**WRITTEN EXERCISE:**
Every line from the start of the entries up to and including the one bearing "(eq) at (451,120)" must be printed verbatim, without the pictures.

[Charts and diagrams as code]
----
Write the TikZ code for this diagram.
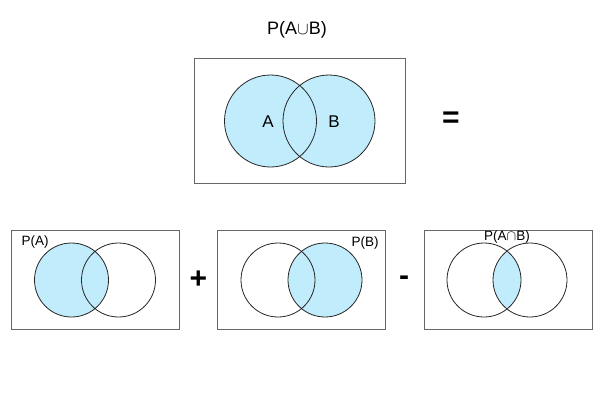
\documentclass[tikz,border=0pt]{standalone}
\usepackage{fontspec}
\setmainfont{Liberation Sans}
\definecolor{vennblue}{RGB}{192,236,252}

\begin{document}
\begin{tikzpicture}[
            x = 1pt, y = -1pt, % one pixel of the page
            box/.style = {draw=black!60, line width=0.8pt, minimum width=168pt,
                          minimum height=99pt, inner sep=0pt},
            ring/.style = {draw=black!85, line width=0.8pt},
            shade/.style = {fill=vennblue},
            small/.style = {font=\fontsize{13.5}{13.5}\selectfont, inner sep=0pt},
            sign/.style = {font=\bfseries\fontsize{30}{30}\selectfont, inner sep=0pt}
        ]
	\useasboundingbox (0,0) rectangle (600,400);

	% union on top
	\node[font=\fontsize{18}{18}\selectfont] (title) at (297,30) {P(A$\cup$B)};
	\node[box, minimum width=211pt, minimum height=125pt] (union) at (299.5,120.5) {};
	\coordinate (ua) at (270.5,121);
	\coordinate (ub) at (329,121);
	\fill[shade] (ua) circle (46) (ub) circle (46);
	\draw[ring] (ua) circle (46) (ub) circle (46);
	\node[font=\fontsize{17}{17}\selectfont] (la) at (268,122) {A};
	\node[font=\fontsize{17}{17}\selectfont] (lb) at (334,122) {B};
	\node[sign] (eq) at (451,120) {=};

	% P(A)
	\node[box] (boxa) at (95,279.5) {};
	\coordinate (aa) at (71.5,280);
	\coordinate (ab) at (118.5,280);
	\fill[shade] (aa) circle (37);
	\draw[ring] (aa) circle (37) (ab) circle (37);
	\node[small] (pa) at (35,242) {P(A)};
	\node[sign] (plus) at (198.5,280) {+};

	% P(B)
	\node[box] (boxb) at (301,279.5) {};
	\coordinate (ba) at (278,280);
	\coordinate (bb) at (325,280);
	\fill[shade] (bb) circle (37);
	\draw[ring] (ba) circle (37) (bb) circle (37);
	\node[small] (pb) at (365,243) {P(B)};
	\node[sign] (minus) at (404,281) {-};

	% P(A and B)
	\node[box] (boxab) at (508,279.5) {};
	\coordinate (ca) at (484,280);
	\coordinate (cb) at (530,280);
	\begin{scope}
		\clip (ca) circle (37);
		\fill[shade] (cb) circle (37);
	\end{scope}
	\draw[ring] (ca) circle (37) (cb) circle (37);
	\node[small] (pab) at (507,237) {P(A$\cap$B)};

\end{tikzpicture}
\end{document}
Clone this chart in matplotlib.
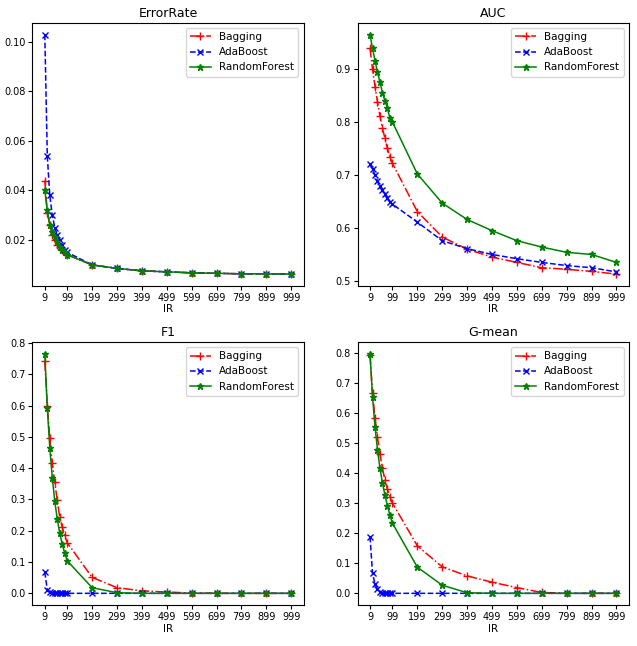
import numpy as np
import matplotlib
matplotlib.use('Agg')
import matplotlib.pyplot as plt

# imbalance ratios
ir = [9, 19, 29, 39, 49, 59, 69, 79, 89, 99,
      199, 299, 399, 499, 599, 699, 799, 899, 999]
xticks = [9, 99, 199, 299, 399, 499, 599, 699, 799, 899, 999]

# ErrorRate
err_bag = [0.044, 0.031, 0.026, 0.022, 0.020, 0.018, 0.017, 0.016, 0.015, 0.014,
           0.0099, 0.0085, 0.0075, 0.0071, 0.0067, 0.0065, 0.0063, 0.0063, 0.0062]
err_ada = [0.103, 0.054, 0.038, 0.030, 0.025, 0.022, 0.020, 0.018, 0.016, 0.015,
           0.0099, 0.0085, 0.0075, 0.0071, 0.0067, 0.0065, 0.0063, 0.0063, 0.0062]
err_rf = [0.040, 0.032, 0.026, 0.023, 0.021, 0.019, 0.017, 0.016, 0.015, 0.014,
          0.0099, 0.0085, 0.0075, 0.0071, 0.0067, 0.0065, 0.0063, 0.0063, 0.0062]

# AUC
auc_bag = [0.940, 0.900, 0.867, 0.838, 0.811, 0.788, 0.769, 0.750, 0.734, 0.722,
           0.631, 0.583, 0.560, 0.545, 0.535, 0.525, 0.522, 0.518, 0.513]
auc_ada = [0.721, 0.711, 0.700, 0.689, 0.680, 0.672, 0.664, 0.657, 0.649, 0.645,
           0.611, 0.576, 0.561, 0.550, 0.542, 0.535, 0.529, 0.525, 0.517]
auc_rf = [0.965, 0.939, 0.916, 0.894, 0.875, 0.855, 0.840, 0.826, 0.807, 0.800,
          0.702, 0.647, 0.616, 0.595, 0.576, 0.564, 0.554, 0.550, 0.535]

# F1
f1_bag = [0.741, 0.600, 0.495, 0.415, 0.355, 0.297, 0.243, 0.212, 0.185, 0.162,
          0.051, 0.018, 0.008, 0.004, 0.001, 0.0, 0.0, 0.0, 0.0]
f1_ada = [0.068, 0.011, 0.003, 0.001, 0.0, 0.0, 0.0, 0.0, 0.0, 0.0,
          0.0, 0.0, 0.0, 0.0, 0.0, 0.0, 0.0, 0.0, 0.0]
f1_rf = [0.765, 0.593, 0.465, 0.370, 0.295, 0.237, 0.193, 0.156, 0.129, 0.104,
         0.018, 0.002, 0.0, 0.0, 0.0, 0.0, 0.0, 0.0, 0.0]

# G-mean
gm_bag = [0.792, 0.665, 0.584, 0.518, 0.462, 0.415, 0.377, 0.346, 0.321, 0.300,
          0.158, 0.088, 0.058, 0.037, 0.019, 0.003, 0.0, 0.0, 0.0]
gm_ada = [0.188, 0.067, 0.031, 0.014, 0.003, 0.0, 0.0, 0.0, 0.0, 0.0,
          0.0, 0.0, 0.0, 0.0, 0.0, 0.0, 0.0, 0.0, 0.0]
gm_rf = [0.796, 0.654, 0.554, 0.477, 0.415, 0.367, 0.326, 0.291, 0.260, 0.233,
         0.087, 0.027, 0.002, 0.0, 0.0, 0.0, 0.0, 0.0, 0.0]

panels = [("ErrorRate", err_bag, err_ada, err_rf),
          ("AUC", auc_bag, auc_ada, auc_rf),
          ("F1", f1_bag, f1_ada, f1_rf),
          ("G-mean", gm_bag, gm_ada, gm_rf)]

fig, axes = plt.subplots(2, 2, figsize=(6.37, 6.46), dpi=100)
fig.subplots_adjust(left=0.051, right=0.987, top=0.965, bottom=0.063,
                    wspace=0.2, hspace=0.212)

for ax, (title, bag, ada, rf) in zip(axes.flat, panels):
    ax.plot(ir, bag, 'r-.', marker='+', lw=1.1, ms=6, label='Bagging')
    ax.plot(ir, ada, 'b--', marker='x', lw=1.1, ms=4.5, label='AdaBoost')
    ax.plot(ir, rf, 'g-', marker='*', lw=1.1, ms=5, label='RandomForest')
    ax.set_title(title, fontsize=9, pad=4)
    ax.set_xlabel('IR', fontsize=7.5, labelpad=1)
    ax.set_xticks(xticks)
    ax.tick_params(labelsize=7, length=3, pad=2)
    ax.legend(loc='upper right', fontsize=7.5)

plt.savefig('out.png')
----
**WORKED SOLUTION:**
Write the TikZ code for this diagram.
\documentclass[tikz,border=0pt]{standalone}
\usepackage{fontspec}
\setmainfont{Liberation Sans}
\definecolor{vennblue}{RGB}{192,236,252}

\begin{document}
\begin{tikzpicture}[
            x = 1pt, y = -1pt, % one pixel of the page
            box/.style = {draw=black!60, line width=0.8pt, minimum width=168pt,
                          minimum height=99pt, inner sep=0pt},
            ring/.style = {draw=black!85, line width=0.8pt},
            shade/.style = {fill=vennblue},
            small/.style = {font=\fontsize{13.5}{13.5}\selectfont, inner sep=0pt},
            sign/.style = {font=\bfseries\fontsize{30}{30}\selectfont, inner sep=0pt}
        ]
	\useasboundingbox (0,0) rectangle (600,400);

	% union on top
	\node[font=\fontsize{18}{18}\selectfont] (title) at (297,30) {P(A$\cup$B)};
	\node[box, minimum width=211pt, minimum height=125pt] (union) at (299.5,120.5) {};
	\coordinate (ua) at (270.5,121);
	\coordinate (ub) at (329,121);
	\fill[shade] (ua) circle (46) (ub) circle (46);
	\draw[ring] (ua) circle (46) (ub) circle (46);
	\node[font=\fontsize{17}{17}\selectfont] (la) at (268,122) {A};
	\node[font=\fontsize{17}{17}\selectfont] (lb) at (334,122) {B};
	\node[sign] (eq) at (451,120) {=};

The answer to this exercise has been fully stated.